Redundancy – part 2: Negotiating a better redundancy package
A series of case studies on executive redundancy
Jonathan is a senior manager in his 60s, married with grown-up kids. Although he can afford to retire, he doesn’t want to; pride is a significant factor. Jonathan suspects he is a target for retrenchment during an ongoing period of post-GFC ‘right sizing’.
He was approached by HR and asked to decide if he wants to stay or go (bearing in mind that he may not control the decision in the long run if deeper staff cuts are initiated across the board). Jonathan contacted Robert MacLean and together they reviewed his financials and made some changes so that his financial strategy would continue regardless of the outcome.

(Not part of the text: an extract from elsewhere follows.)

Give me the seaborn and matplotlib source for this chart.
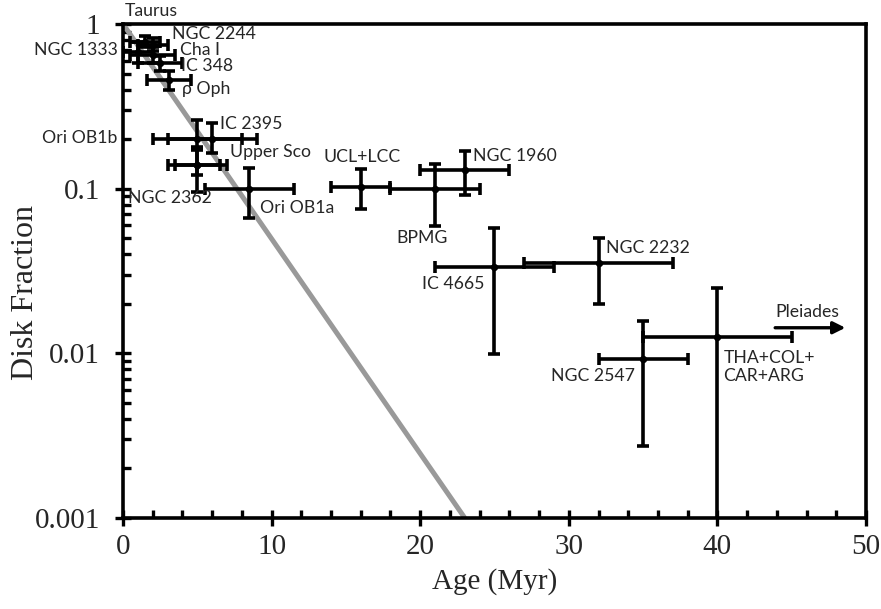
import numpy as np
import pandas as pd
import matplotlib
matplotlib.use("Agg")
import matplotlib.pyplot as plt
import seaborn as sns
from matplotlib.ticker import MultipleLocator, LogLocator, FixedLocator, FixedFormatter, NullFormatter

# ---- data ----
names = ["Taurus", "NGC 1333", "NGC 2244", "Cha I", "IC 348", "ρ Oph",
         "Ori OB1b", "IC 2395", "Upper Sco", "NGC 2362", "Ori OB1a",
         "UCL+LCC", "BPMG", "NGC 1960", "IC 4665", "NGC 2232",
         "NGC 2547", "THA+COL+CAR+ARG"]
age = [1.5, 1.0, 2.0, 2.0, 2.5, 3.1,
       5.0, 6.0, 5.0, 5.0, 8.5,
       16.0, 21.0, 23.0, 25.0, 32.0,
       35.0, 40.0]
age_err = [1.0, 1.0, 1.0, 1.5, 1.5, 1.5,
           3.0, 3.0, 2.0, 1.5, 3.0,
           2.0, 3.0, 3.0, 4.0, 5.0,
           3.0, 5.0]
frac = [0.78, 0.68, 0.75, 0.65, 0.58, 0.46,
        0.20, 0.20, 0.14, 0.14, 0.10,
        0.102, 0.099, 0.130, 0.0335, 0.0354,
        0.00925, 0.0126]
frac_hi = [0.84, 0.78, 0.82, 0.72, 0.64, 0.52,
           0.26, 0.25, 0.172, 0.175, 0.134,
           0.132, 0.141, 0.169, 0.058, 0.050,
           0.0157, 0.0249]
frac_lo = [0.72, 0.58, 0.69, 0.58, 0.52, 0.40,
           0.179, 0.165, 0.121, 0.095, 0.066,
           0.075, 0.059, 0.092, 0.0099, 0.020,
           0.00274, 0.0005]

fit_age = [0.0, 23.0]
fit_frac = [1.0, 0.001]

x_ticks = [0, 10, 20, 30, 40, 50]
y_ticks = [0.001, 0.01, 0.1, 1]
y_tick_labels = ["0.001", "0.01", "0.1", "1"]

# label text, x, y, ha
labels = [
    ("Taurus", 0.1, 1.20, "left"),
    ("NGC 2244", 3.3, 0.87, "left"),
    ("Cha I", 3.85, 0.695, "left"),
    ("IC 348", 3.9, 0.556, "left"),
    ("ρ Oph", 4.0, 0.403, "left"),
    ("NGC 1333", -0.35, 0.695, "right"),
    ("IC 2395", 6.5, 0.247, "left"),
    ("Ori OB1b", -0.35, 0.203, "right"),
    ("Upper Sco", 7.2, 0.167, "left"),
    ("NGC 2362", 0.34, 0.088, "left"),
    ("Ori OB1a", 9.2, 0.076, "left"),
    ("UCL+LCC", 13.5, 0.156, "left"),
    ("BPMG", 18.4, 0.050, "left"),
    ("NGC 1960", 23.55, 0.158, "left"),
    ("IC 4665", 20.1, 0.0264, "left"),
    ("NGC 2232", 32.5, 0.0436, "left"),
    ("NGC 2547", 28.8, 0.0073, "left"),
    ("THA+COL+\nCAR+ARG", 40.4, 0.00826, "left"),
    ("Pleiades", 43.9, 0.0178, "left"),
]
pleiades_arrow = (43.7, 48.8, 0.0143)

df = pd.DataFrame({"name": names, "age": age, "age_err": age_err,
                   "frac": frac, "frac_hi": frac_hi, "frac_lo": frac_lo})

sns.set_style("ticks")
plt.rcParams["font.family"] = ["Liberation Serif", "DejaVu Serif"]

fig = plt.figure(figsize=(8.81, 6.09), dpi=100)
ax = fig.add_axes([123 / 881, 1 - 518 / 609, (866 - 123) / 881, (518 - 24) / 609])

# fit line
ax.plot(fit_age, fit_frac, color="#999999", lw=3.6, zorder=2, solid_capstyle="butt")

yerr = np.vstack([df["frac"] - df["frac_lo"], df["frac_hi"] - df["frac"]])
ax.errorbar(df["age"], df["frac"], xerr=df["age_err"], yerr=yerr, fmt="none",
            ecolor="black", elinewidth=2.6, capsize=4.5, capthick=2.6, zorder=3)
sns.scatterplot(data=df, x="age", y="frac", ax=ax, color="black", s=28,
                edgecolor="black", linewidth=0, zorder=4, legend=False)

ax.set_yscale("log")
ax.set_xlim(0, 50)
ax.set_ylim(0.001, 1)

ax.xaxis.set_major_locator(FixedLocator(x_ticks))
ax.xaxis.set_minor_locator(MultipleLocator(2))
ax.yaxis.set_major_locator(FixedLocator(y_ticks))
ax.yaxis.set_major_formatter(FixedFormatter(y_tick_labels))
ax.yaxis.set_minor_locator(LogLocator(base=10, subs=np.arange(2, 10)))
ax.yaxis.set_minor_formatter(NullFormatter())

ax.tick_params(which="major", direction="inout", length=11, width=2.4,
               labelsize=21, color="black")
ax.tick_params(which="minor", direction="in", length=6, width=2.4, color="black")
ax.tick_params(axis="y", which="major", pad=11)
ax.tick_params(axis="x", which="major", pad=6)

for s in ax.spines.values():
    s.set_linewidth(2.6)
    s.set_color("black")
    s.set_visible(True)

ax.set_xlabel("Age (Myr)", fontsize=21, labelpad=6)
ax.set_ylabel("Disk Fraction", fontsize=23)
ax.yaxis.set_label_coords(-0.112, 0.457)

for txt, x, y, ha in labels:
    ax.text(x, y, txt, ha=ha, va="center", fontsize=12.7,
            family=["Lato", "DejaVu Sans"], clip_on=False, linespacing=1.1)

ax.annotate("", xy=(pleiades_arrow[1], pleiades_arrow[2]),
            xytext=(pleiades_arrow[0], pleiades_arrow[2]),
            arrowprops=dict(arrowstyle="-|>", color="black", lw=2.4,
                            mutation_scale=18))

ax.set_facecolor("white")
fig.patch.set_facecolor("white")
fig.savefig("out.png", dpi=100, facecolor="white")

The key changes were to restructure his family super and investable assets, and to establish an estate plan. Robert sent Jonathan to an employment lawyer, as he had been put in performance management and offered three months salary to resign and go quietly.
After three months of negotiations, the employer agreed to pay six months salary on top of the three months of salary Jonathan received while the negotiations where in play. Robert negotiated with the HR department on Jonathan’s behalf to have the payout structured for best tax treatment.
In the long run, Jonathan was $60,000 better off, had more time to consider his next move and left the company with greater personal satisfaction – and his pride intact.